Can you truly understand a pain you’ve never experienced?
It depends what we mean by understand. For most of us, we can imagine it theoretically by relating it to some other pain we’ve experienced that, though different, serves as a kind of benchmark.
After our daughter died, a girl I worked with, kind of a sorority-girl type, tried to relate to my pain by talking about how her dog had died. At first, I found this annoying. There is no equivalence between a child and a pet. But at that point in her life, that was the deepest pain she had known. As clumsy as it was, it was a genuine effort to relate. So I chose not to be offended. She just couldn’t understand.
Another phrase I heard a lot in the year after the baby died was that people couldn’t imagine what it was like. More than a few times I quipped back, “Give it time.”
I didn’t mean that they would experience the exact same pain. What I meant was that they would experience a pain that nobody understands, their pain. Something that reminds you every morning that this world is not how it ought to be. Something that reminds you of your deep need for the gospel of Jesus Christ. Something that makes you yearn for the resurrection.
Our pain can bitter us. It can make us self-focused. It can make us angry that others just don’t get it. It can frustrate us when they try to relate in ways we think cheapen what we’re going through. We can allow that to happen. Or we can accept that unique suffering is part of human existence until the day all things are made right.
Related to this is the way pain can become a little too precious to us.
How many people end up defining themselves by a food allergy, a chronic condition, or a very real trauma that happened years ago? How often does that become the place all their conversations eventually lead? We live in an age where you are your trauma. To tell someone they need to mature to the point where they are not finally defined by it is treated as an attack on their identity.

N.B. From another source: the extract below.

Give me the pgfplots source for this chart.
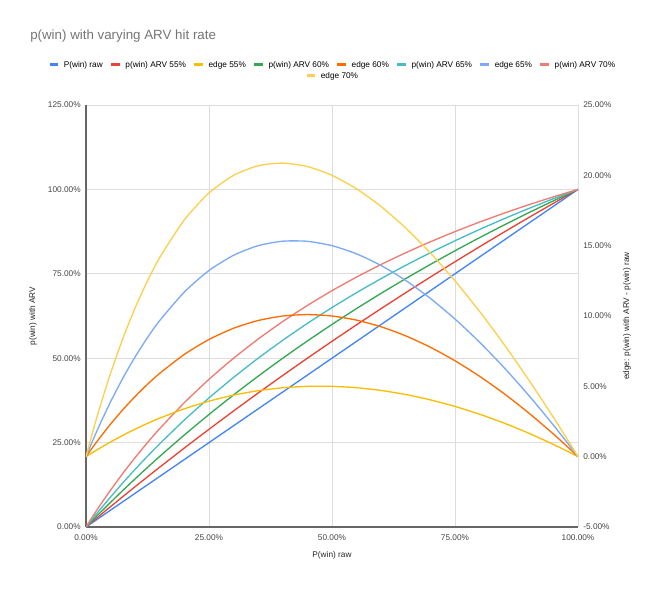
\documentclass[border=0pt]{standalone}
\usepackage{pgfplots}
\pgfplotsset{compat=1.18}
\usepackage{fontspec}
\setmainfont{Liberation Sans}
\definecolor{c1}{HTML}{4285F4}
\definecolor{c2}{HTML}{EA4335}
\definecolor{c3}{HTML}{FBBC04}
\definecolor{c4}{HTML}{34A853}
\definecolor{c5}{HTML}{FF6D01}
\definecolor{c6}{HTML}{46BDC6}
\definecolor{c7}{HTML}{7BAAF7}
\definecolor{c8}{HTML}{F07B72}
\definecolor{c9}{HTML}{FCD04F}
\definecolor{gridc}{HTML}{DDDDDD}
\definecolor{axc}{HTML}{666666}
\definecolor{tickc}{HTML}{444444}
\definecolor{titlec}{HTML}{757575}
\newcommand{\sm}{\fontsize{6.2}{7.5}\selectfont}
\pgfplotsset{
  base/.style={
    at={(0,0)}, anchor=south west, scale only axis,
    width=369pt, height=316.5pt,
    xmin=0, xmax=1,
    major tick length=0pt,
    tick label style={font=\sm, text=tickc},
    label style={font=\sm, text=black!85},
    every axis plot/.append style={line width=1pt, smooth, tension=0.4},
    legend image code/.code={\draw[#1, line width=2.2pt] (0pt,1.2pt) -- (6.4pt,1.2pt);},
    legend columns=-1, legend cell align=left,
    legend style={draw=none, fill=none, font=\sm, inner sep=0pt,
      nodes={inner sep=0.6pt},
      /tikz/every odd column/.append style={column sep=2.6pt},
      /tikz/every even column/.append style={column sep=4.6pt}},
  }
}
\begin{document}
\begin{tikzpicture}
\path[use as bounding box] (-64.5pt,-46.5pt) rectangle (430.5pt,395.25pt);
\begin{axis}[base,
  ymin=0, ymax=1.25,
  axis x line*=bottom, axis y line*=left,
  axis line style={-, axc, line width=0.9pt},
  grid=major, grid style={gridc, line width=0.6pt},
  xtick={0,0.25,0.5,0.75,1},
  xticklabels={0.00\%,25.00\%,50.00\%,75.00\%,100.00\%},
  ytick={0,0.25,0.5,0.75,1,1.25},
  yticklabels={0.00\%,25.00\%,50.00\%,75.00\%,100.00\%,125.00\%},
  xticklabel style={yshift=-2pt},
  yticklabel style={xshift=-0.5pt},
  xlabel={P(win) raw},
  xlabel style={at={(axis description cs:0.5,-0.0664)}, anchor=center},
  ylabel={p(win) with ARV},
  ylabel style={at={(axis description cs:-0.1077,0.5)}, anchor=center},
  legend style={at={(axis description cs:0.5,1)}, anchor=center, yshift=21pt},
]
\addlegendimage{color=c9}
\addplot[c1, forget plot] coordinates {(0,0) (1,1)};
\addplot[c2, forget plot] coordinates {(0,0) (0.01,0.012195) (0.02,0.02434) (0.03,0.036424) (0.05,0.06044) (0.075,0.090164) (0.1,0.11957) (0.125,0.148649) (0.15,0.17742) (0.2,0.23404) (0.25,0.28947) (0.3,0.34375) (0.35,0.39691) (0.4,0.44898) (0.45,0.5) (0.5,0.55) (0.55,0.59901) (0.6,0.64706) (0.65,0.69417) (0.7,0.74038) (0.75,0.78571) (0.8,0.83019) (0.85,0.87383) (0.9,0.91667) (0.95,0.95872) (0.98,0.983577) (1,1)};
\addplot[c4, forget plot] coordinates {(0,0) (0.01,0.014925) (0.02,0.02970) (0.03,0.044335) (0.05,0.07317) (0.075,0.108434) (0.1,0.14286) (0.125,0.176471) (0.15,0.20930) (0.2,0.27273) (0.25,0.33333) (0.3,0.39130) (0.35,0.44681) (0.4,0.5) (0.45,0.55102) (0.5,0.6) (0.55,0.64706) (0.6,0.69231) (0.65,0.73585) (0.7,0.77778) (0.75,0.81818) (0.8,0.85714) (0.85,0.89474) (0.9,0.93103) (0.95,0.96610) (0.98,0.986577) (1,1)};
\addplot[c6, forget plot] coordinates {(0,0) (0.01,0.018414) (0.02,0.03652) (0.03,0.054318) (0.05,0.08904) (0.075,0.130872) (0.1,0.17105) (0.125,0.209677) (0.15,0.24684) (0.2,0.31707) (0.25,0.38235) (0.3,0.44318) (0.35,0.5) (0.4,0.55319) (0.45,0.60309) (0.5,0.65) (0.55,0.69417) (0.6,0.73585) (0.65,0.77523) (0.7,0.8125) (0.75,0.84783) (0.8,0.88136) (0.85,0.91322) (0.9,0.94355) (0.95,0.97244) (0.98,0.98913) (1,1)};
\addplot[c8, forget plot] coordinates {(0,0) (0.01,0.023026) (0.02,0.04545) (0.03,0.067308) (0.05,0.10938) (0.075,0.159091) (0.1,0.20588) (0.125,0.25) (0.15,0.29167) (0.2,0.36842) (0.25,0.4375) (0.3,0.5) (0.35,0.55682) (0.4,0.60870) (0.45,0.65625) (0.5,0.7) (0.55,0.74038) (0.6,0.77778) (0.65,0.8125) (0.7,0.84483) (0.75,0.875) (0.8,0.90323) (0.85,0.92969) (0.9,0.95455) (0.95,0.97794) (0.98,0.991329) (1,1)};
\legend{edge 70\%}
\end{axis}
\begin{axis}[base,
  ymin=-0.05, ymax=0.25,
  axis x line=none, axis y line*=right,
  axis line style={-, draw=none},
  ytick={-0.05,0,0.05,0.1,0.15,0.2,0.25},
  yticklabels={-5.00\%,0.00\%,5.00\%,10.00\%,15.00\%,20.00\%,25.00\%},
  yticklabel style={xshift=0.5pt},
  ylabel={edge: p(win) with ARV - p(win) raw},
  ylabel style={at={(axis description cs:1.0996,0.5)}, anchor=center},
  legend style={at={(axis description cs:0.5,1)}, anchor=center, yshift=29.25pt},
]
\addlegendimage{color=c1}
\addlegendimage{color=c2}
\addlegendimage{color=c3}
\addlegendimage{color=c4}
\addlegendimage{color=c5}
\addlegendimage{color=c6}
\addlegendimage{color=c7}
\addlegendimage{color=c8}
\addplot[c3, forget plot] coordinates {(0,0) (0.01,0.002195) (0.02,0.00434) (0.03,0.006424) (0.05,0.01044) (0.075,0.015164) (0.1,0.01957) (0.125,0.023649) (0.15,0.02742) (0.2,0.03404) (0.25,0.03947) (0.3,0.04375) (0.35,0.04691) (0.4,0.04898) (0.45,0.05) (0.5,0.05) (0.55,0.04901) (0.6,0.04706) (0.65,0.04417) (0.7,0.04038) (0.75,0.03571) (0.8,0.03019) (0.85,0.02383) (0.9,0.01667) (0.95,0.00872) (0.98,0.003577) (1,0)};
\addplot[c5, forget plot] coordinates {(0,0) (0.01,0.004925) (0.02,0.00970) (0.03,0.014335) (0.05,0.02317) (0.075,0.033434) (0.1,0.04286) (0.125,0.051471) (0.15,0.05930) (0.2,0.07273) (0.25,0.08333) (0.3,0.09130) (0.35,0.09681) (0.4,0.1) (0.45,0.10102) (0.5,0.1) (0.55,0.09706) (0.6,0.09231) (0.65,0.08585) (0.7,0.07778) (0.75,0.06818) (0.8,0.05714) (0.85,0.04474) (0.9,0.03103) (0.95,0.01610) (0.98,0.006577) (1,0)};
\addplot[c7, forget plot] coordinates {(0,0) (0.01,0.008414) (0.02,0.01652) (0.03,0.024318) (0.05,0.03904) (0.075,0.055872) (0.1,0.07105) (0.125,0.084677) (0.15,0.09684) (0.2,0.11707) (0.25,0.13235) (0.3,0.14318) (0.35,0.15) (0.4,0.15319) (0.45,0.15309) (0.5,0.15) (0.55,0.14417) (0.6,0.13585) (0.65,0.12523) (0.7,0.1125) (0.75,0.09783) (0.8,0.08136) (0.85,0.06322) (0.9,0.04355) (0.95,0.02244) (0.98,0.00913) (1,0)};
\addplot[c9, forget plot] coordinates {(0,0) (0.01,0.013026) (0.02,0.02545) (0.03,0.037308) (0.05,0.05938) (0.075,0.084091) (0.1,0.10588) (0.125,0.125) (0.15,0.14167) (0.2,0.16842) (0.25,0.1875) (0.3,0.2) (0.35,0.20682) (0.4,0.20870) (0.45,0.20625) (0.5,0.2) (0.55,0.19038) (0.6,0.17778) (0.65,0.1625) (0.7,0.14483) (0.75,0.125) (0.8,0.10323) (0.85,0.07969) (0.9,0.05455) (0.95,0.02794) (0.98,0.011329) (1,0)};
\legend{P(win) raw, p(win) ARV 55\%, edge 55\%, p(win) ARV 60\%, edge 60\%, p(win) ARV 65\%, edge 65\%, p(win) ARV 70\%}
\end{axis}
\node[anchor=west, font=\fontsize{10}{12}\selectfont, text=titlec, inner sep=0pt] at (-42pt,368.25pt) {p(win) with varying ARV hit rate};
\end{tikzpicture}
\end{document}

But you do have to learn to deal with pain in a faithful way.
If you lost your sight, or were never able to have children, or your spouse has gone ahead of you to be with the Lord, that is part of your enduring reality. It doesn’t go away. It shapes your life. Pretending otherwise is dishonest.
At the same time, there’s a real difference between “getting over” something, as if you could just ignore it, and learning to deal with it in a godly way. Faithfulness doesn’t mean denial. It means refusing to let suffering become the organizing center of who you are.
Sometimes that pain that nobody else seems to understand becomes the very means by which you’re able to minister to others who are convinced their suffering is unique. You can speak to them with credibility, not theory. You’ve been there in a way.
And in doing so, you’re able to lead them out of the darkness of self-preoccupation and back into the good gifts the Lord still has for them in this life, and into hope fixed on the far greater things He has prepared for them in the world to come.


Excellent, clear and practical. Thank you, Michael.
I speed read ninety percent of everything I come across and 2x all podcasts. This content arrested me and held my heart like a chain that forced me to slowly feel the weight of such loss. Thank you Michael. This is a good reminder to keep in mind when I see others suffer.